[Figure scripts]
━━━━━━

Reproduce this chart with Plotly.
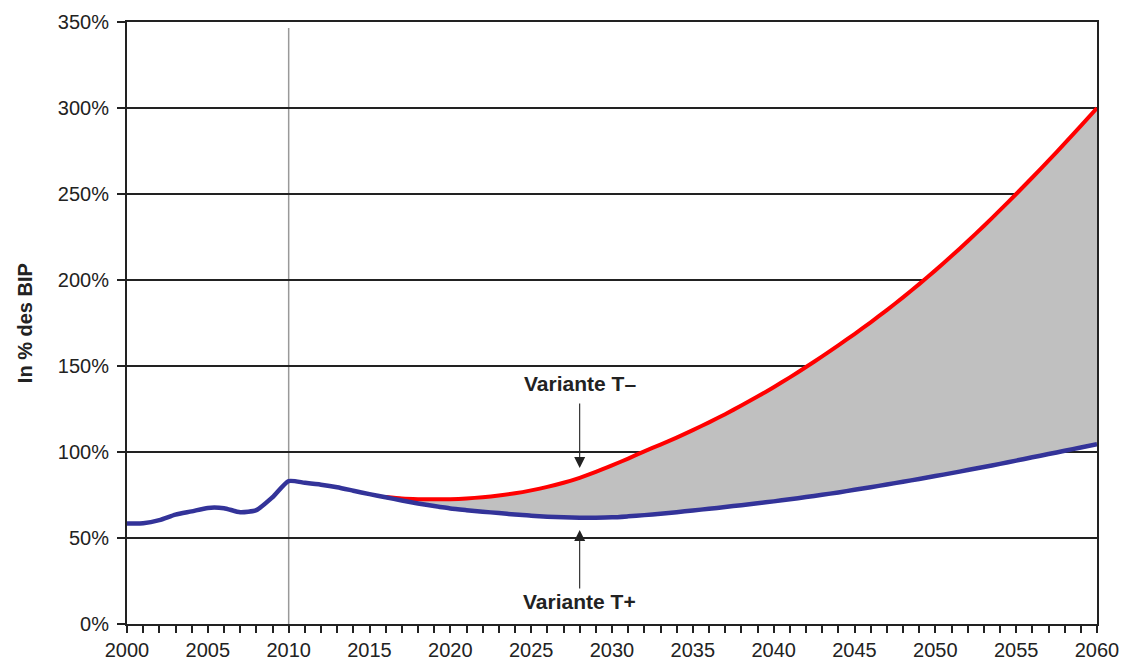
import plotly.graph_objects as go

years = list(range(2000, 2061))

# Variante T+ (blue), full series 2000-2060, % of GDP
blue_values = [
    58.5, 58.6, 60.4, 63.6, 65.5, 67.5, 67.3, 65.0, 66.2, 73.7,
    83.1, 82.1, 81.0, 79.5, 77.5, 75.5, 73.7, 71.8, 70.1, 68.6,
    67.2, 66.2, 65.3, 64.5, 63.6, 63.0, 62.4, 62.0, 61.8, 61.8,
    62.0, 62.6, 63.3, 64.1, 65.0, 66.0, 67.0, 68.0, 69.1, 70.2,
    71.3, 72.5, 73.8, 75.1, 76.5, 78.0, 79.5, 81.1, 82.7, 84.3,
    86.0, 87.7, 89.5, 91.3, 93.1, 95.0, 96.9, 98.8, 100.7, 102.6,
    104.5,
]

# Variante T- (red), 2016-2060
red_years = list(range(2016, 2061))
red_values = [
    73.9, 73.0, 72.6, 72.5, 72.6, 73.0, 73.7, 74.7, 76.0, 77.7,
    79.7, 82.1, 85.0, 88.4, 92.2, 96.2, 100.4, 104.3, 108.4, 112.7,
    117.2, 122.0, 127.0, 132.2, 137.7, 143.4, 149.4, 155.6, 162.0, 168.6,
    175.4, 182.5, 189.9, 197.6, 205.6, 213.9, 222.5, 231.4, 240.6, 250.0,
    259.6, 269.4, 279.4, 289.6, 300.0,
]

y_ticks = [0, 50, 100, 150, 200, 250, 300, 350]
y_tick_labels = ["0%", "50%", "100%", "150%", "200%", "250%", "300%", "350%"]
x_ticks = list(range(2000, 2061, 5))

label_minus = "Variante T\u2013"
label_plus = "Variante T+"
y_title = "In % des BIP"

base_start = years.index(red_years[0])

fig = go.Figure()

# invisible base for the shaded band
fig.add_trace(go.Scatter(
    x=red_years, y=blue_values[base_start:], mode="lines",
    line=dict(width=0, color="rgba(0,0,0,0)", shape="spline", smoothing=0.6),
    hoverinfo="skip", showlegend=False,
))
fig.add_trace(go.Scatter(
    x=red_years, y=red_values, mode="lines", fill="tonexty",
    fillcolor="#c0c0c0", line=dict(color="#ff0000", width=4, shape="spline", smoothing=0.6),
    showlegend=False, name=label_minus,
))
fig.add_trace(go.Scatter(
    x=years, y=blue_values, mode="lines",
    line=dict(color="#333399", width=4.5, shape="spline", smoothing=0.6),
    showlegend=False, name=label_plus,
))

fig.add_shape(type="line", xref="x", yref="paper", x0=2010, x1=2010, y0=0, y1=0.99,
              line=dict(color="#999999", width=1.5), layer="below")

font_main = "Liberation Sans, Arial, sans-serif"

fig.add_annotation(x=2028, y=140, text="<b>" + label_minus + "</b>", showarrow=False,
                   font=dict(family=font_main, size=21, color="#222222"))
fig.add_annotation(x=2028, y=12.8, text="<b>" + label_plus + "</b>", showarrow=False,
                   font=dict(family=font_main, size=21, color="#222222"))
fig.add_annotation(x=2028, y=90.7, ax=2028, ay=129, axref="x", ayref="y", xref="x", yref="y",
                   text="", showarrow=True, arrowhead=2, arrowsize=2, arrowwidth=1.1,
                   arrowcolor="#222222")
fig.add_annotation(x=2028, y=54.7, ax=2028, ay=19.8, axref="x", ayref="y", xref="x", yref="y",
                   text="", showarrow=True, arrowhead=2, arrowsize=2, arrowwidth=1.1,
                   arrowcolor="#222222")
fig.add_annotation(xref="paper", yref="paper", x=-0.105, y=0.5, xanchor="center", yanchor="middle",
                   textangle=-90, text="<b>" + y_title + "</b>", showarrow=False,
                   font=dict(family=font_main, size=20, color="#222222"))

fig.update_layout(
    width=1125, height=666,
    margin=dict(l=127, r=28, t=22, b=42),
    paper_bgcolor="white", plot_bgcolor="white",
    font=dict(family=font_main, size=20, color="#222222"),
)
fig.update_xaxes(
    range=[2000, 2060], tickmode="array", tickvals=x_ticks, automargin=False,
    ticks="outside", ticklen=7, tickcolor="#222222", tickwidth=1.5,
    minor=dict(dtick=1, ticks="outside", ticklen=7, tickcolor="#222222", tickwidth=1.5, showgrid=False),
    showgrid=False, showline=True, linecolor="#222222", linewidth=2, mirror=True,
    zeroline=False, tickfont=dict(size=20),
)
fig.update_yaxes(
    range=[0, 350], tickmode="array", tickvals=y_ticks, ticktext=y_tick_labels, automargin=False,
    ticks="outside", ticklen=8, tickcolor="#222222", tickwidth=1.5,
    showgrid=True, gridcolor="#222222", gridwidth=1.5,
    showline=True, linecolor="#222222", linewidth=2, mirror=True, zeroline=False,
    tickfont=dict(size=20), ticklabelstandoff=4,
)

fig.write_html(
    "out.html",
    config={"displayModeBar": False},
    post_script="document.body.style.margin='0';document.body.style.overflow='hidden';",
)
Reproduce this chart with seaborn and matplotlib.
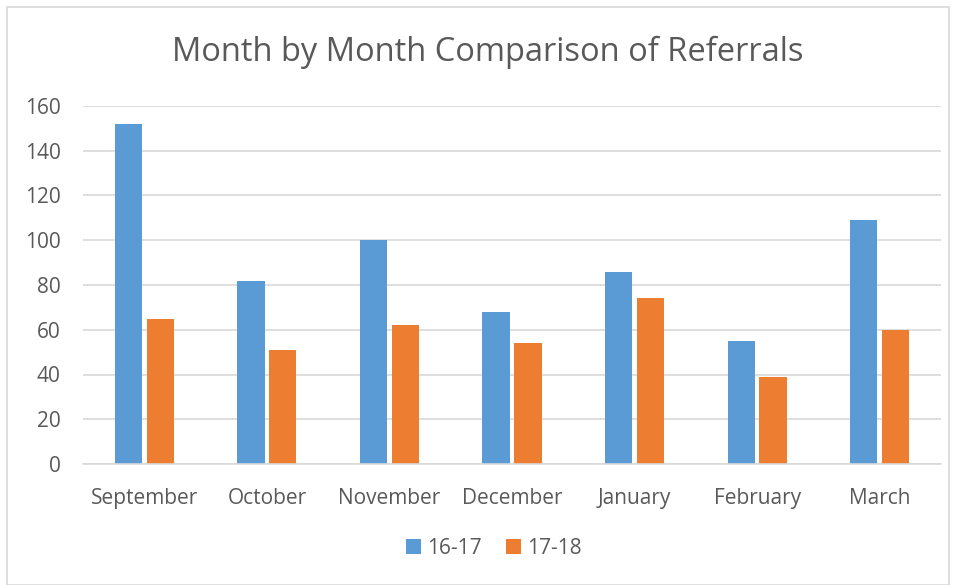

━━━━━━

Exercise goal — The pictures should not be reproduced; quote all of the other material exactly.

Exercise result —
Reproduce this chart with Plotly.
import plotly.graph_objects as go

years = list(range(2000, 2061))

# Variante T+ (blue), full series 2000-2060, % of GDP
blue_values = [
    58.5, 58.6, 60.4, 63.6, 65.5, 67.5, 67.3, 65.0, 66.2, 73.7,
    83.1, 82.1, 81.0, 79.5, 77.5, 75.5, 73.7, 71.8, 70.1, 68.6,
    67.2, 66.2, 65.3, 64.5, 63.6, 63.0, 62.4, 62.0, 61.8, 61.8,
    62.0, 62.6, 63.3, 64.1, 65.0, 66.0, 67.0, 68.0, 69.1, 70.2,
    71.3, 72.5, 73.8, 75.1, 76.5, 78.0, 79.5, 81.1, 82.7, 84.3,
    86.0, 87.7, 89.5, 91.3, 93.1, 95.0, 96.9, 98.8, 100.7, 102.6,
    104.5,
]

# Variante T- (red), 2016-2060
red_years = list(range(2016, 2061))
red_values = [
    73.9, 73.0, 72.6, 72.5, 72.6, 73.0, 73.7, 74.7, 76.0, 77.7,
    79.7, 82.1, 85.0, 88.4, 92.2, 96.2, 100.4, 104.3, 108.4, 112.7,
    117.2, 122.0, 127.0, 132.2, 137.7, 143.4, 149.4, 155.6, 162.0, 168.6,
    175.4, 182.5, 189.9, 197.6, 205.6, 213.9, 222.5, 231.4, 240.6, 250.0,
    259.6, 269.4, 279.4, 289.6, 300.0,
]

y_ticks = [0, 50, 100, 150, 200, 250, 300, 350]
y_tick_labels = ["0%", "50%", "100%", "150%", "200%", "250%", "300%", "350%"]
x_ticks = list(range(2000, 2061, 5))

label_minus = "Variante T\u2013"
label_plus = "Variante T+"
y_title = "In % des BIP"

base_start = years.index(red_years[0])

fig = go.Figure()

# invisible base for the shaded band
fig.add_trace(go.Scatter(
    x=red_years, y=blue_values[base_start:], mode="lines",
    line=dict(width=0, color="rgba(0,0,0,0)", shape="spline", smoothing=0.6),
    hoverinfo="skip", showlegend=False,
))
fig.add_trace(go.Scatter(
    x=red_years, y=red_values, mode="lines", fill="tonexty",
    fillcolor="#c0c0c0", line=dict(color="#ff0000", width=4, shape="spline", smoothing=0.6),
    showlegend=False, name=label_minus,
))
fig.add_trace(go.Scatter(
    x=years, y=blue_values, mode="lines",
    line=dict(color="#333399", width=4.5, shape="spline", smoothing=0.6),
    showlegend=False, name=label_plus,
))

fig.add_shape(type="line", xref="x", yref="paper", x0=2010, x1=2010, y0=0, y1=0.99,
              line=dict(color="#999999", width=1.5), layer="below")

font_main = "Liberation Sans, Arial, sans-serif"

fig.add_annotation(x=2028, y=140, text="<b>" + label_minus + "</b>", showarrow=False,
                   font=dict(family=font_main, size=21, color="#222222"))
fig.add_annotation(x=2028, y=12.8, text="<b>" + label_plus + "</b>", showarrow=False,
                   font=dict(family=font_main, size=21, color="#222222"))
fig.add_annotation(x=2028, y=90.7, ax=2028, ay=129, axref="x", ayref="y", xref="x", yref="y",
                   text="", showarrow=True, arrowhead=2, arrowsize=2, arrowwidth=1.1,
                   arrowcolor="#222222")
fig.add_annotation(x=2028, y=54.7, ax=2028, ay=19.8, axref="x", ayref="y", xref="x", yref="y",
                   text="", showarrow=True, arrowhead=2, arrowsize=2, arrowwidth=1.1,
                   arrowcolor="#222222")
fig.add_annotation(xref="paper", yref="paper", x=-0.105, y=0.5, xanchor="center", yanchor="middle",
                   textangle=-90, text="<b>" + y_title + "</b>", showarrow=False,
                   font=dict(family=font_main, size=20, color="#222222"))

fig.update_layout(
    width=1125, height=666,
    margin=dict(l=127, r=28, t=22, b=42),
    paper_bgcolor="white", plot_bgcolor="white",
    font=dict(family=font_main, size=20, color="#222222"),
)
fig.update_xaxes(
    range=[2000, 2060], tickmode="array", tickvals=x_ticks, automargin=False,
    ticks="outside", ticklen=7, tickcolor="#222222", tickwidth=1.5,
    minor=dict(dtick=1, ticks="outside", ticklen=7, tickcolor="#222222", tickwidth=1.5, showgrid=False),
    showgrid=False, showline=True, linecolor="#222222", linewidth=2, mirror=True,
    zeroline=False, tickfont=dict(size=20),
)
fig.update_yaxes(
    range=[0, 350], tickmode="array", tickvals=y_ticks, ticktext=y_tick_labels, automargin=False,
    ticks="outside", ticklen=8, tickcolor="#222222", tickwidth=1.5,
    showgrid=True, gridcolor="#222222", gridwidth=1.5,
    showline=True, linecolor="#222222", linewidth=2, mirror=True, zeroline=False,
    tickfont=dict(size=20), ticklabelstandoff=4,
)

fig.write_html(
    "out.html",
    config={"displayModeBar": False},
    post_script="document.body.style.margin='0';document.body.style.overflow='hidden';",
)
Reproduce this chart with seaborn and matplotlib.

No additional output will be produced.